Internet tecnologie futuro intervista Gerd Leonhard
Il cervello artificiale di un umanoide. GETTY.

Due multinazionali digitali per eccellenza, Google e Facebook, cercano di fare informazione.
Ma siamo già a una crisi dei social media, per la spazzatura generata dagli algoritmi. Che di per sé sono insufficienti a fare informazione, devono incontrarsi con gli old media. Con questo abbaglio negli ultimi 10 anni sono stati persi molti soldi, molti media hanno chiuso e quel che abbiamo è un cattivo giornalismo.
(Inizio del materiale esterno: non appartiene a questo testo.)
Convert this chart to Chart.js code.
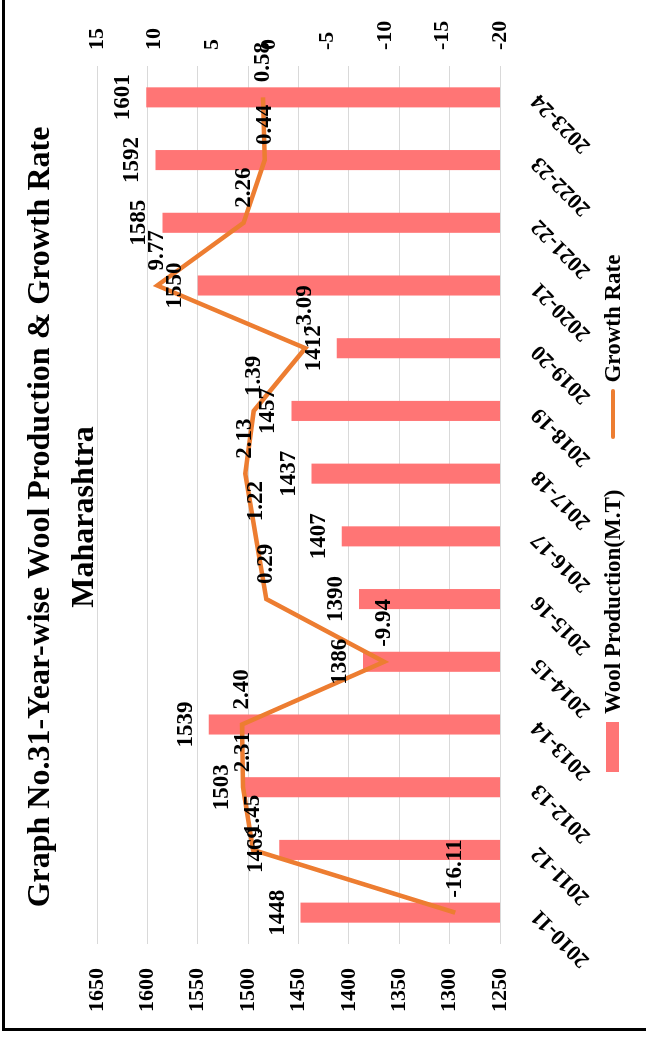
<!DOCTYPE html>
<html>
<head>
<meta charset="utf-8">
<script src="https://cdn.jsdelivr.net/npm/chart.js@4"></script>
<style>
    html, body { margin: 0; padding: 0; background: #fff; overflow: hidden; }
    #pagina { position: relative; width: 646px; height: 1038px; overflow: hidden; }
    /* el gráfico se dibuja horizontal y luego se gira 90° a la izquierda */
    #girado {
        position: absolute; left: 0; top: 0; width: 1038px; height: 646px;
        transform-origin: 0 0; transform: translateY(1038px) rotate(-90deg);
    }
    #marco { position: absolute; left: 7px; top: 2px; width: 1300px; height: 900px; border: 3px solid #000; }
    #grafico { position: absolute; left: 0; top: 0; }
    #leyenda {
        position: absolute; left: 266px; top: 596px; height: 33px;
        display: flex; align-items: center; white-space: nowrap;
        font: bold 23px "Liberation Serif", "Times New Roman", serif; color: #000;
    }
    #leyenda .caja { width: 50px; height: 13px; background: #ff7575; margin-right: 8px; }
    #leyenda .linea { width: 50px; height: 4px; border-radius: 2px; background: #ed7d31; margin: 0 6px 0 51px; }
</style>
</head>
<body>
<div id="pagina">
    <div id="girado">
        <div id="marco"></div>
        <canvas id="grafico" width="1038" height="646"></canvas>
        <div id="leyenda">
            <span class="caja"></span><span>Wool Production(M.T)</span>
            <span class="linea"></span><span>Growth Rate</span>
        </div>
    </div>
</div>
<script>
// Datos
const categorias = ['2010-11', '2011-12', '2012-13', '2013-14', '2014-15', '2015-16', '2016-17',
    '2017-18', '2018-19', '2019-20', '2020-21', '2021-22', '2022-23', '2023-24'];
const produccion = [1448, 1469, 1503, 1539, 1386, 1390, 1407, 1437, 1457, 1412, 1550, 1585, 1592, 1601];
const crecimiento = [-16.11, 1.45, 2.31, 2.40, -9.94, 0.29, 1.22, 2.13, 1.39, -3.09, 9.77, 2.26, 0.44, 0.58];
const ejeProduccion = [1250, 1650, 50];   // min, max, paso
const ejeCrecimiento = [-20, 15, 5];

const fuente = '"Liberation Serif", "Times New Roman", serif';

// Etiquetas de datos (sin plugin externo)
const etiquetas = {
    id: 'etiquetas',
    afterDatasetsDraw(chart) {
        const ctx = chart.ctx;
        ctx.save();
        ctx.font = 'bold 23px ' + fuente;
        ctx.fillStyle = '#000';
        ctx.textAlign = 'center';
        ctx.textBaseline = 'alphabetic';
        chart.getDatasetMeta(0).data.forEach((barra, i) => {
            ctx.fillText(produccion[i], barra.x, barra.y - 17);
        });
        ctx.textAlign = 'left';
        ctx.textBaseline = 'middle';
        chart.getDatasetMeta(1).data.forEach((punto, i) => {
            ctx.fillText(crecimiento[i].toFixed(2), punto.x + 15, punto.y);
        });
        ctx.restore();
    }
};

const fuenteEje = { family: fuente, size: 22, weight: 'bold' };

new Chart(document.getElementById('grafico'), {
    type: 'bar',
    data: {
        labels: categorias,
        datasets: [{
            label: 'Wool Production(M.T)',
            data: produccion,
            backgroundColor: '#ff7575',
            barPercentage: 0.32,
            categoryPercentage: 1,
            order: 1,
            yAxisID: 'y'
        }, {
            type: 'line',
            label: 'Growth Rate',
            data: crecimiento,
            borderColor: '#ed7d31',
            backgroundColor: '#ed7d31',
            borderWidth: 4.5,
            pointRadius: 0,
            tension: 0,
            order: 0,
            yAxisID: 'y1'
        }]
    },
    options: {
        responsive: false,
        animation: false,
        layout: { padding: { left: 8, right: 4, top: 0, bottom: 46 } },
        plugins: {
            title: {
                display: true,
                text: ['Graph No.31-Year-wise Wool Production & Growth Rate', 'Maharashtra'],
                color: '#000',
                font: { family: fuente, size: 32, weight: 'bold', lineHeight: 1.4 },
                padding: { top: 18, bottom: -10.6 }
            },
            legend: { display: false },
            tooltip: { enabled: false }
        },
        scales: {
            x: {
                grid: { display: false },
                border: { display: false },
                ticks: { color: '#000', font: fuenteEje, maxRotation: 45, minRotation: 45, padding: 18 },
                afterFit(s) { s.height = 100; }
            },
            y: {
                position: 'left',
                min: ejeProduccion[0],
                max: ejeProduccion[1],
                ticks: { stepSize: ejeProduccion[2], color: '#000', font: fuenteEje, padding: 24, callback: v => String(v) },
                grid: { color: '#d9d9d9', drawTicks: false },
                border: { display: false },
                afterFit(s) { s.width = 86; }
            },
            y1: {
                position: 'right',
                min: ejeCrecimiento[0],
                max: ejeCrecimiento[1],
                ticks: { stepSize: ejeCrecimiento[2], color: '#000', font: fuenteEje, padding: 16, callback: v => String(v) },
                grid: { display: false, drawTicks: false },
                border: { display: false },
                afterFit(s) { s.width = 62; }
            }
        }
    },
    plugins: [etiquetas]
});
</script>
</body>
</html>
Ma con la redistribuzione assisteremo a un grande revival, soprattutto dei media pubblici. Anche su questo sono ottimista.

Cos’altro non diventerà mai macchina, nonostante corpi contaminati dai chip, estensioni di robot?
Ci sarà molta assistenza dell’Ai. Ma difficilmente guidare un’auto sarà totalmente automatizzato, a causa dell’imprevedibilità del traffico. Parte dei negozi resterà gestito da persone, per via delle relazioni umane indispensabili per la nostra natura. Pensiamo ai contatti in un café, al lavoro di uno chef… C’è principio paradossale nella scienza: tutto ciò che è semplice per un computer è difficile per l’uomo, e viceversa. Gli uomini hanno dei limiti logici che le macchine non hanno. In compenso riescono a comprendere e a sentire.  

Però le menti dei bambini potrebbero essere plasmate dalle tecnologie, diventando macchine: si vedono navigare negli smartphone prima di imparare a leggere e a scrivere.
È un’urgenza, come detto, proteggere la parte umana circondata da tecnologie potenti, accattivanti come le droghe. Ma c’è una strada già tracciata: i bambini per esempio non dovrebbero poter usare gli smartphone a scuola. E nei ristoranti sarebbe una bella regola il no smartphone – su base volontaria, non come obbligo per i ristoratori – oltre al no smoke.

Quali Paesi sono più avanti nella gestione responsabile delle nuove tecnologie?
Paesi nordici come Finlandia e Danimarca. In Finlandia si educano già i bambini a essere più umani in un mondo digitale: lo scontro con le nuove tecnologie si vince grazie alla cultura. Occorre capire che insegnare la meccanica ai giovani li renderà disoccupati: se diventeremo macchine saremo oscurati dai robot.